DevSecOps, Cloud Security, Cloud Security

Neosec gains $20.7 million in Series A funding to focus on API security

Neosec on Tuesday announced that it had completed $20.7 million in Series A funding aimed at combining established techniques from extended detection and response (XDR) and behavioral analytics to focus on uncovering threats and business abuse hiding inside APIs.

According to Neosec, while some security products claim to protect APIs, most rely on traditional signatures that let API calls pass without any usage checks. These systems have no way to recognize bad behavior within APIs, and they let authenticated clients freely interact with them, assuming the clients are safe and authorized.

Without the ability to assess the behavior of APIs, organizations cannot know if business partners are abusing APIs or if bad actors are producing fake orders, or if attackers are scraping data from inventory APIs or conducting espionage. Neosec also pointed out that attackers can divert money to criminals via an API accessed by a compromised partner.

"Today, APIs contain both money and data as well as govern key interactions within a business and to customers, partners and suppliers," said Puneet Agarwal, partner at True Ventures, one of the main investors. "Every API is a window into an organization's business systems and potentially exposes key business logic and processes. Ignoring this blind spot is no longer an option, so the need for a new approach to API security is critical."

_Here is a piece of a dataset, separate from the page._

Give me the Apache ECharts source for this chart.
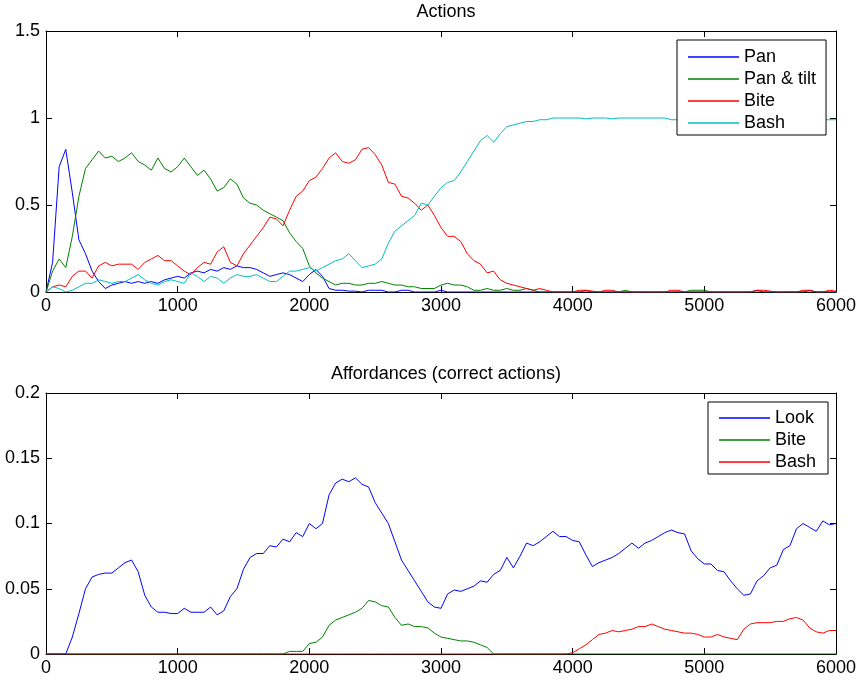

With the rise of SaaS services, APIs cross the cloud, integrating services with desktop, IoT, and mobile devices, said Skip Hovsmith, principal engineer and VP Americas at Approov. APIs exposed in the cloud, even when well-tested and properly configured, are open to API abuse through bot and credential stuffing attacks, fake app PII manipulation, and unauthorized aggregation with other services, Hovsmith said.

“In an API-connected cloud, you can lose your reputation, your profits, and even control of your business in seconds,” Hovsmith said. “New authorization techniques are required to extend API trust from service to your users anywhere in the cloud.”

Cloud environments cannot operate safely without zero-trust strategies implemented — and API security has become an important part of that, said Marc Woolward CTO and CISO at vArmour. Woolward said the security industry will likely expect see more businesses addressing this need.

“The size of the threat to cloud security shows there’s benefit in exploring whether restricting access can fully secure APIs, for example, with a defense-in-depth model that minimizes an organization's attack surface and restricts access,” Woolward said.

Michael Isbitski, technical evangelist at Salt Security, added that APIs are the heart of applications, powering business functionality, and serving up data.

“API security is rightly getting a lot of attention these days,” Isbitski said. “The headlines about API vulnerabilities and ‘leaky APIs’ just keep coming — the recent disclosure of an Azure vulnerability involved APIs, and we’re all familiar with the data exfiltration that Peloton, Experian, and LinkedIn all suffered at the hands of bad actors manipulating APIs.”